Referring to an article about what is demanded of a public servant that had been written by prime minister David Ben-Gurion, Rivlin said that even with his broad vision, Ben-Gurion could not have imagined the challenges that confront a public servant day after day in modern Israel.

It is essential, said Rivlin, for public servants to gain and maintain the confidence and trust of the public. He also made it clear that equal representation should not be of a token nature but must be reflected at all levels of public life.

Addressing the young leaders who will be going to Cambridge, Massachusetts, in two weeks time to spend four weeks in residence at the Harvard Kennedy School, Rivlin said that the tasks of a leader are to improve and to introduce change.

The partnership between the Wexner Foundation the Civil Service Commission, which encourages excellence, is something deserving of every commendation, said Rivlin.
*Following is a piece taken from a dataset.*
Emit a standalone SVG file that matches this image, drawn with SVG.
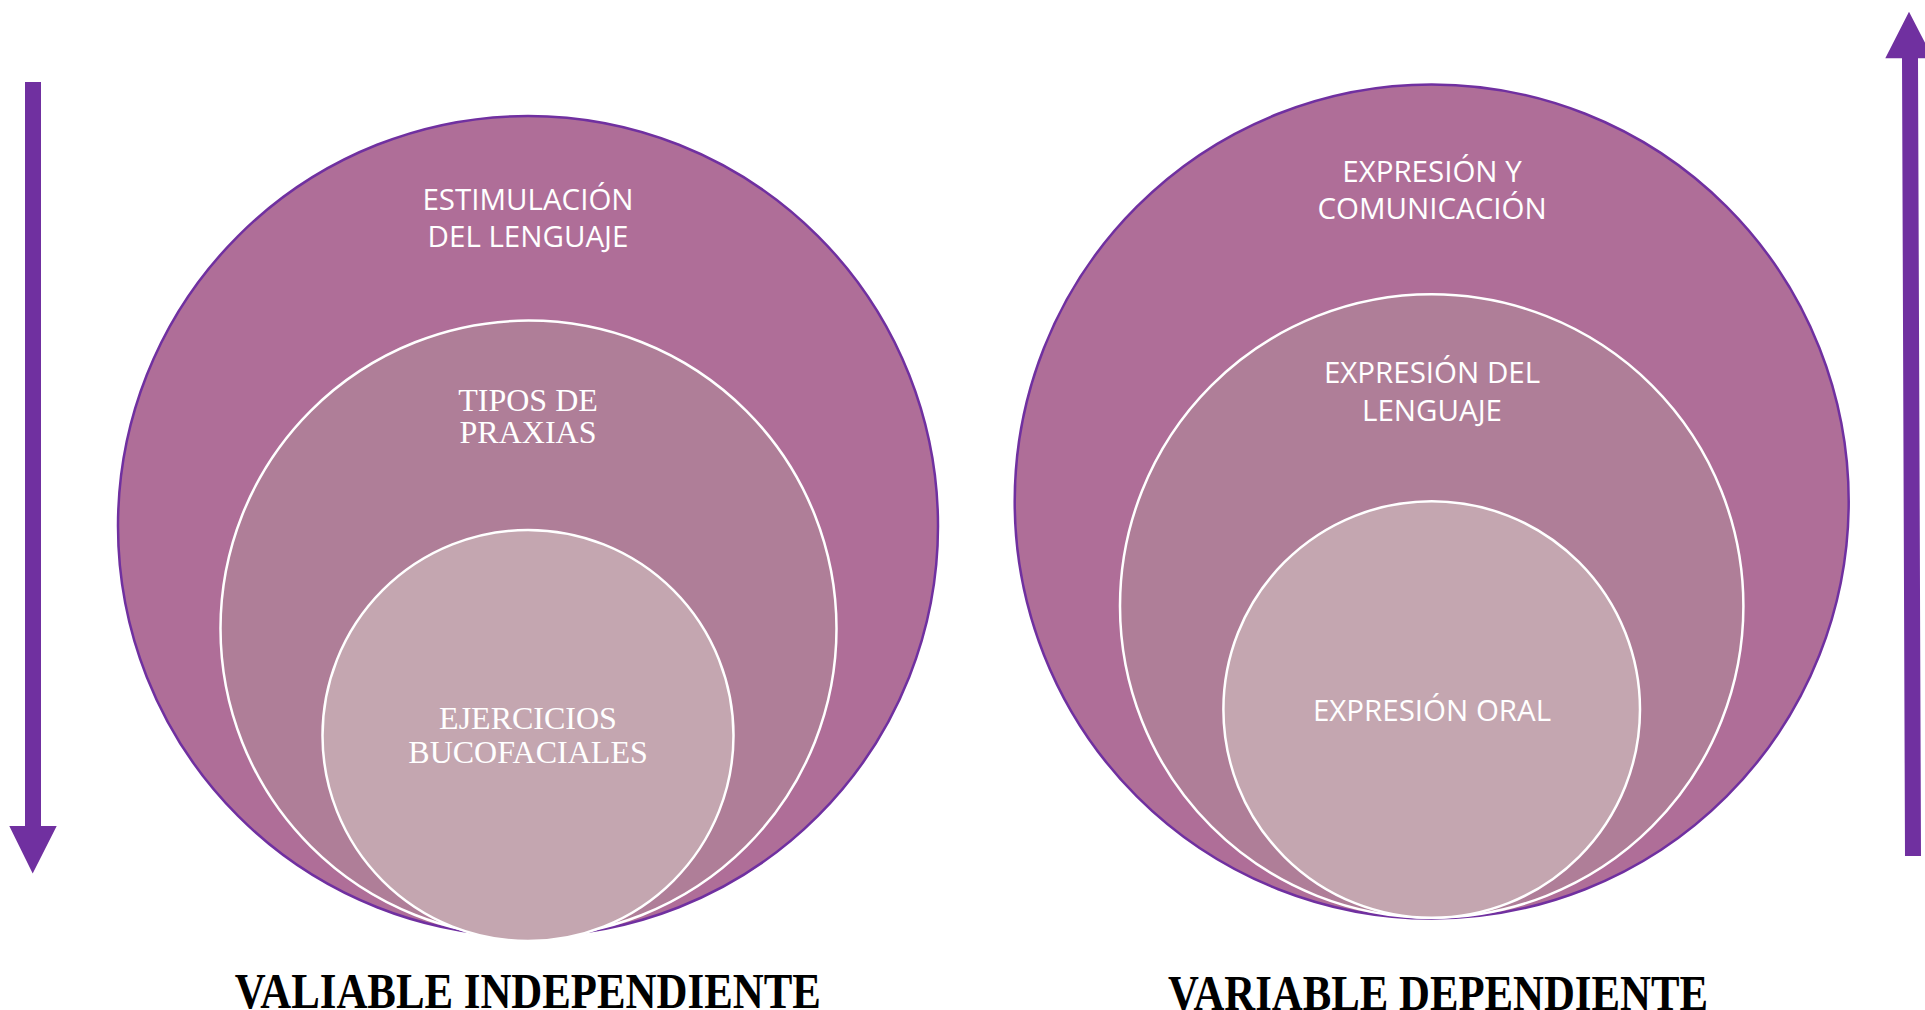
<svg xmlns="http://www.w3.org/2000/svg" width="1925" height="1010" viewBox="0 0 1925 1010">
<style>
.outer{fill:#AF6E98;stroke:#7030A0;stroke-width:2.5}
.mid{fill:#AF7E98;stroke:#FFFFFF;stroke-width:2.5}
.inner{fill:#C4A6B0;stroke:#FFFFFF;stroke-width:2.5}
.sans{font-family:"Open Sans","Liberation Sans",sans-serif;font-size:29.5px;fill:#FFFFFF;text-anchor:middle}
.serif{font-family:"Liberation Serif","Times New Roman",serif;font-size:32px;fill:#FFFFFF;text-anchor:middle}
.title{font-family:"Liberation Serif","Times New Roman",serif;font-weight:bold;font-size:50px;fill:#000000}
.arrow{fill:#7030A0}
</style>
<rect width="1925" height="1010" fill="#FFFFFF"/>
<g id="connectors">
<polygon class="arrow" points="25,82 41,82 41,826 56.7,826 32.7,873.5 9.3,826 25,826"/>
<polygon class="arrow" points="1909,11.7 1933,58.3 1918,58.3 1921,856 1905,856 1902,58.3 1885.3,58.3"/>
</g>
<g id="left-outer">
<circle class="outer" cx="528" cy="526" r="410"/>
<text class="sans" x="528" y="209.7">ESTIMULACIÓN</text>
<text class="sans" x="528" y="247">DEL LENGUAJE</text>
</g>
<g id="left-middle">
<circle class="mid" cx="528.5" cy="628.6" r="308"/>
<text class="serif" x="528" y="411">TIPOS DE</text>
<text class="serif" x="528" y="443">PRAXIAS</text>
</g>
<g id="left-inner">
<circle class="inner" cx="528" cy="735.5" r="205.5"/>
<text class="serif" x="528" y="729">EJERCICIOS</text>
<text class="serif" x="528" y="762.6">BUCOFACIALES</text>
</g>
<g id="right-outer">
<circle class="outer" cx="1431.7" cy="501.5" r="417"/>
<text class="sans" x="1432" y="182">EXPRESIÓN Y</text>
<text class="sans" x="1432" y="219.4">COMUNICACIÓN</text>
</g>
<g id="right-middle">
<circle class="mid" cx="1431.7" cy="606" r="311.7"/>
<text class="sans" x="1432" y="383">EXPRESIÓN DEL</text>
<text class="sans" x="1432" y="420.6">LENGUAJE</text>
</g>
<g id="right-inner">
<circle class="inner" cx="1431.7" cy="709.5" r="208.3"/>
<text class="sans" x="1432" y="720.6">EXPRESIÓN ORAL</text>
</g>
<g id="labels">
<text class="title" x="234.8" y="1008" textLength="586" lengthAdjust="spacingAndGlyphs">VALIABLE INDEPENDIENTE</text>
<text class="title" x="1168" y="1010" textLength="540" lengthAdjust="spacingAndGlyphs">VARIABLE DEPENDIENTE</text>
</g>
</svg>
Civil Service Commissioner Moshe Dayan concurred with Rivlin’s emphasis on equal representation, but took it a step further, saying that it must be the flagship of public service and should also include women in top-ranking positions. He was pleased to see so many women in executive positions in financial and economic enterprises, including those of government.

As for all-round equal representation, Dayan said that the intention is there, but implementation is not so easy.

Ido Nechushtan, a former commander of the Air Force who chairs the Wexner Foundation’s advisory committee, spoke of the collective impact of top leaders in 26 areas of public service who recently completed the second senior leadership course. Such leaders are essential in a country that prides itself on progress, he said.